= The Bandy Papers =

The Bandy Papers is a series of novels chronicling the exploits of a World War I fighter ace named Bartholomew Wolfe Bandy. The author, Donald Jack, served in the RAF during World War II. Every book in the Bandy Papers series contains the word "me" in the title, as do many of the chapter titles, which can also be interpreted as photo captions. The first novel was Three Cheers for Me but it was later expanded into three books, the first three below, one of which was then republished in two parts,
1. Three Cheers for Me (1973)
2. That's Me in the Middle (1973)
3. It's Me Again (1975), also published in two volumes (numbered 3 and 4) as It's Me Again and Me Among the Ruins

4. Me Bandy, You Cissie (1979)
5. Me Too (1983)
6. This One's On Me (1987)
7. Me So Far (1989)
8. Hitler vs. Me (1996)
9. Stalin vs. Me (2005) (1962),

Bandy was born on July 14, 1893. Physically he is described as over 6 feet tall and with a face like a horse. His voice is high pitched and whiney and is said to resemble that of W.C. Fields, whom he once met. This combination seems to drive most people (and many animals) he meets to dislike him and as a result he has developed a "stone face" to counter these attacks (a defence that often backfires by inciting his enemies to greater levels of malice). His talents, although well disguised, are real and he has certainly been an influential (though minor) character in history.

Bandy was born and raised in Beamington, in the Ottawa Valley in Ontario, where his father was a minister. It is introduced as "a good town: there was no place to get a drink but there were nine churches". Since Beamington is said to be "twenty miles" from Ottawa, "a town of sun baked, frost cracked brick, splintering timber, and brown grass" across the river from Quebec, one likely location is Cumberland, Ontario. If the town is to the West, another possibility would be Dunrobin, Ontario.

From his published papers, Bandy seems to have had a difficult time fitting in with his schoolmates. There is a reference in Me Bandy, You Cissie that he was an invalid for a time during his childhood. He finished school and was at the University of Toronto Medical School when the First World War broke out.
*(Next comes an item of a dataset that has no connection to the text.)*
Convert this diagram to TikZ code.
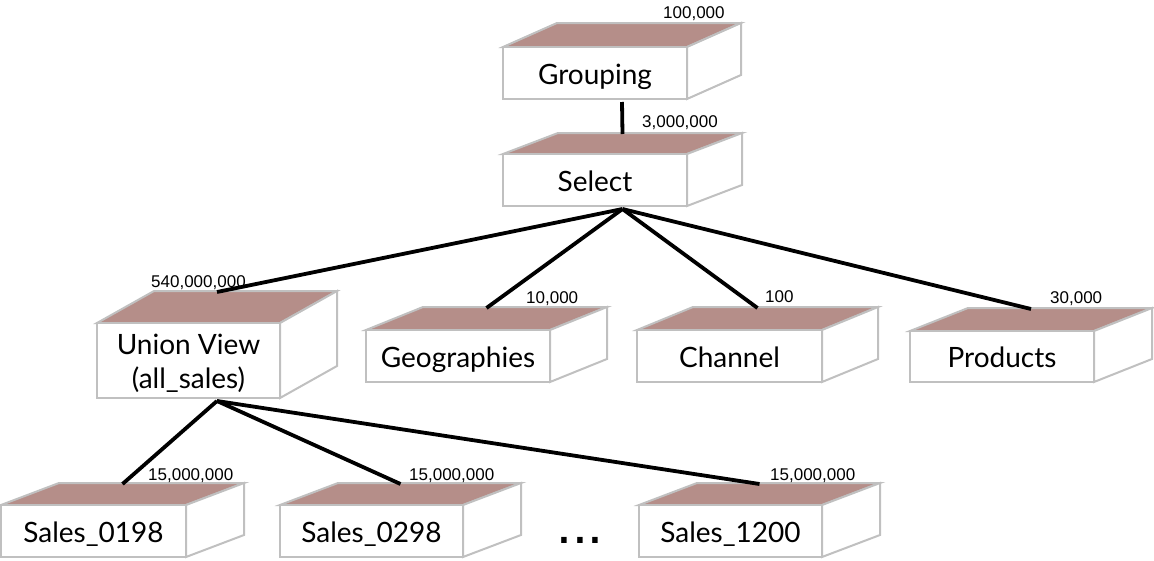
\documentclass[tikz,border=0pt]{standalone}
\usepackage{fontspec}
\newfontfamily\numfont{Liberation Sans}
\newfontfamily\lblfont{Lato}
\definecolor{boxgray}{RGB}{192,192,192}
\definecolor{topbrown}{RGB}{181,142,137}
\tikzset{
  face/.style={draw=boxgray, line width=2pt, line join=miter},
  link/.style={line width=3.8pt, black},
  num/.style={font=\numfont\fontsize{17}{19}\selectfont, anchor=base west, inner sep=0pt},
  lbl/.style={font=\lblfont\fontsize{28}{34}\selectfont, anchor=base, inner sep=0pt},
  dots/.style={font=\numfont\fontsize{57}{60}\selectfont, anchor=base west, inner sep=0pt}
}
% name, x, y(front top), w, h, dx, dy, text
\newcommand\cubebox[8]{%
  \draw[face, fill=topbrown] (#2,#3) -- ++(#6,-#7) -- ++(#4,0) -- ++(-#6,#7) -- cycle;
  \draw[face, fill=white] (#2+#4,#3) -- ++(#6,-#7) -- ++(0,#5) -- ++(-#6,#7) -- cycle;
  \draw[face, fill=white] (#2,#3) rectangle ++(#4,#5);
  \node[lbl] (#1) at (#2+#4/2,#3+#5/2+11) {#8};
  \coordinate (#1-top) at (#2+#4/2+#6/2,#3-#7+1);
  \coordinate (#1-bot) at (#2+#4/2+#6/2,#3+#5+3);
}
\begin{document}
\begin{tikzpicture}[x=1pt,y=-1pt]
\useasboundingbox (0,0) rectangle (1154,560);
\cubebox{grp}{503}{47}{184}{52}{54}{24}{Grouping}
\cubebox{sel}{503}{154}{184}{52}{55}{21}{Select}
\cubebox{uni}{97}{323}{183}{75}{57}{32}{}
\node[lbl] (uni1) at (188.5,354) {Union View};
\node[lbl] (uni2) at (188.5,388) {(all\_sales)};
\cubebox{geo}{366}{330}{184}{52}{57}{23}{Geographies}
\cubebox{cha}{637}{330}{185}{52}{56}{23}{Channel}
\cubebox{pro}{910}{331}{184}{51}{58}{23}{Products}
\cubebox{sa}{1}{505}{185}{52}{58}{22}{Sales\_0198}
\cubebox{sb}{280}{505}{183}{52}{58}{22}{Sales\_0298}
\cubebox{sc}{639}{505}{183}{52}{58}{22}{Sales\_1200}
\node[dots] (ell) at (556,543) {...};
% row counts
\node[num] (ngrp) at (663,18) {100,000};
\node[num] (nsel) at (642,127) {3,000,000};
\node[num] (nuni) at (151,287) {540,000,000};
\node[num] (ngeo) at (526,303) {10,000};
\node[num] (ncha) at (765,302) {100};
\node[num] (npro) at (1050,303) {30,000};
\node[num] (nsa) at (148,480) {15,000,000};
\node[num] (nsb) at (409,480) {15,000,000};
\node[num] (nsc) at (770,480) {15,000,000};
% connectors
\draw[link] (grp-bot) -- (sel-top);
\draw[link] (sel-bot) -- (uni-top);
\draw[link] (sel-bot) -- (geo-top);
\draw[link] (sel-bot) -- (cha-top);
\draw[link] (sel-bot) -- (pro-top);
\draw[link] (uni-bot) -- (sa-top);
\draw[link] (uni-bot) -- (sb-top);
\draw[link] (uni-bot) -- (sc-top);
\end{tikzpicture}
\end{document}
Bandy volunteered for the infantry in 1916 after being kicked out of medical school and was commissioned as a 2nd lieutenant in the Canadian Army. After spending some time in the trenches, it was decided that the infantry was not entirely suited to his talents and so he was transferred to the Royal Flying Corps, where he stayed on and off for the rest of the war, until being sent to Russia to fight Bolsheviks, where he was captured by Red Russian forces at the Battle of Toulgas on November 11, 1918. His military career went from the heights of the Air Board to the lows of fighting in a bicycle battalion. He left the air force in 1920 as a lieutenant acting major general.
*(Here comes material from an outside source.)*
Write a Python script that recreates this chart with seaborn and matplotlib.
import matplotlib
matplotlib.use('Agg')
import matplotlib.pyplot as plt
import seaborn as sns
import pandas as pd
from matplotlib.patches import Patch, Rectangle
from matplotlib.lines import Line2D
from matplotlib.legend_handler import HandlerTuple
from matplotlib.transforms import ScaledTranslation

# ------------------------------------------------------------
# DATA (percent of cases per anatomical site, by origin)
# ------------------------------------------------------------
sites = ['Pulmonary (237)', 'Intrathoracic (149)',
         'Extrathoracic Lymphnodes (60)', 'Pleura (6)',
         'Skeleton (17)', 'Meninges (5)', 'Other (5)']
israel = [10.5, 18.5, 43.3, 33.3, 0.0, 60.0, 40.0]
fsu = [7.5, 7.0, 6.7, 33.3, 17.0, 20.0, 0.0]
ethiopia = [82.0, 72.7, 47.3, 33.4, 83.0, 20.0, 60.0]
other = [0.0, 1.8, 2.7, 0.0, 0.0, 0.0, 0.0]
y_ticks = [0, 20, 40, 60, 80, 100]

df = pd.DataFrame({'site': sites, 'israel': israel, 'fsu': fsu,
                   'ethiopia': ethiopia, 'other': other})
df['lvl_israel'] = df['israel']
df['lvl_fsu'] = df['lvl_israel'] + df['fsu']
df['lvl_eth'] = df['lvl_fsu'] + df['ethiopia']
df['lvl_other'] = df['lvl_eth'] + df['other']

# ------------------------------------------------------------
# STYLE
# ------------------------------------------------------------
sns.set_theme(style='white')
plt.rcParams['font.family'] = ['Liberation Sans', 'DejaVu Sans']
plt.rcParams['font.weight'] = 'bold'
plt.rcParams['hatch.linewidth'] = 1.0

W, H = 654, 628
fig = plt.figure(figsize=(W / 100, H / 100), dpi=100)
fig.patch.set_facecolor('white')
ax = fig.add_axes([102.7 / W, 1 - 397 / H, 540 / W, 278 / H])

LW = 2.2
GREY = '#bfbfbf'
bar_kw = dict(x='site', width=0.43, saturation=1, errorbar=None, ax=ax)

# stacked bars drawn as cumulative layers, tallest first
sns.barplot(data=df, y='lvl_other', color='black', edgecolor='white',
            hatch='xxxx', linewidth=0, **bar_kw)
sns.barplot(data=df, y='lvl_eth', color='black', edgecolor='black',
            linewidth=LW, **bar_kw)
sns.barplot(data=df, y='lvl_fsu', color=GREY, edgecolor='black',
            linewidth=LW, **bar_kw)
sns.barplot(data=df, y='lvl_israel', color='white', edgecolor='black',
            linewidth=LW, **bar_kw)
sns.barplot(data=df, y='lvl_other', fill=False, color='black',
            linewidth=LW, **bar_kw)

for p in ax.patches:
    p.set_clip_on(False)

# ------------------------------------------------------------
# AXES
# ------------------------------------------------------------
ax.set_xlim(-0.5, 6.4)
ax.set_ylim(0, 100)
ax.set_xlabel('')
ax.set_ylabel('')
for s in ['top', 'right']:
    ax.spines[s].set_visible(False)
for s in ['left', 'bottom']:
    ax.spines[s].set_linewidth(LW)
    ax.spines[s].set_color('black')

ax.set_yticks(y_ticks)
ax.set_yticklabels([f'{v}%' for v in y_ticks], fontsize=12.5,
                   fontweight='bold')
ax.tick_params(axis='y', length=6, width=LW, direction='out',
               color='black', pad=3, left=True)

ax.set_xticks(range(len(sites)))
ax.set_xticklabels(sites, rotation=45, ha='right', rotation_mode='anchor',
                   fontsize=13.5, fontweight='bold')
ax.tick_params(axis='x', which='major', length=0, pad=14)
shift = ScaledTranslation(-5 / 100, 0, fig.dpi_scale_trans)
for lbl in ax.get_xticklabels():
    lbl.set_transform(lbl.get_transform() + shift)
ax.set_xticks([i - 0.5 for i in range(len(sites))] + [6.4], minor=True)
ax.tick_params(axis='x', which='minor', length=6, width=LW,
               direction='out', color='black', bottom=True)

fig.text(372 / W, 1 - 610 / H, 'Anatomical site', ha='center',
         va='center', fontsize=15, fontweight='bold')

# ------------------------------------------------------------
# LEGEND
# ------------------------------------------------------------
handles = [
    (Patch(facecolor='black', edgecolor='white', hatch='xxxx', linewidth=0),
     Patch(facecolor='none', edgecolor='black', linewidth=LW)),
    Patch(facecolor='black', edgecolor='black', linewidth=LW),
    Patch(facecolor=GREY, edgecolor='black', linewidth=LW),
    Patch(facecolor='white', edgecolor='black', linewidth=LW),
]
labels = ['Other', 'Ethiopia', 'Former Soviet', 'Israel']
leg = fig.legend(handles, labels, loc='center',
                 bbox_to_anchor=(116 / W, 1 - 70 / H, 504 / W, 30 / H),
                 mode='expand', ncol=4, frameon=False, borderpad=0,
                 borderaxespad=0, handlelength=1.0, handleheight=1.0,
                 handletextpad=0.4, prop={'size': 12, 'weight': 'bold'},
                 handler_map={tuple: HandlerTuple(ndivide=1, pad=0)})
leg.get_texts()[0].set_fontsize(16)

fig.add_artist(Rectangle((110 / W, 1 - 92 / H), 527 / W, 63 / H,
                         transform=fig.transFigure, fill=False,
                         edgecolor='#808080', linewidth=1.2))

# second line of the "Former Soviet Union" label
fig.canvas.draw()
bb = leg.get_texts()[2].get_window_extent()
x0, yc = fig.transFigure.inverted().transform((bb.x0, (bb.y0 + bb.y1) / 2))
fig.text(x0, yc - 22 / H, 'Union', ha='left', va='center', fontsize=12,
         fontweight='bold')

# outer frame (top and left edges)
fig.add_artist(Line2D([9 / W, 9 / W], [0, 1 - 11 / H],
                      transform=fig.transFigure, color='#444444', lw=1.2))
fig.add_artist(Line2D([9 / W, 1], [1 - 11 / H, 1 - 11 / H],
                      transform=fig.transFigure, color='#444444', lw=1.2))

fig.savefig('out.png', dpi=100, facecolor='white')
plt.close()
After the war and his imprisonment in Russia, Bandy had short but illustrious careers in silent films, rum-running, politics, and airplane design. When several of his careers threatened to land him in prison (or worse, Cabinet), Bandy returned to Europe, flying via Iceland, to restore his fortunes through the marketing of the Gander, an amphibious aircraft of his design. His plans came to naught when he lost the Gander during the rescue of a downed aviator in the English Channel. He was forced to seek employment as a lowly hospital porter until being sought out by the rescued aviator, who turned out to be the son of an Indian Maharajah. Offered employment in the Maharajah's air force, Bandy continued his long tradition of upsetting the powers that be by accepting this controversial appointment. This led to him being knighted, but he seldom used his title. It is mentioned that he flew for the Republicans in the Spanish Civil War, but this is not detailed. In World War II, Bandy again fought against Germany and became reacquainted with a son from a previous adventure. In the final volume of the series, Bandy faces Germany's top fighter pilot in combat before returning to the Soviet Union for the Yalta Conference at the end of the war, where he has to cope with Stalin's paranoia and secret police.

The books are noted for their humour and word play, as well as technical and historical accuracy (except possibly in India). Three Cheers for Me (1963), That's Me in the Middle (1974), and Me Bandy, You Cissie (1980) won the Stephen Leacock Memorial Medal for Humour.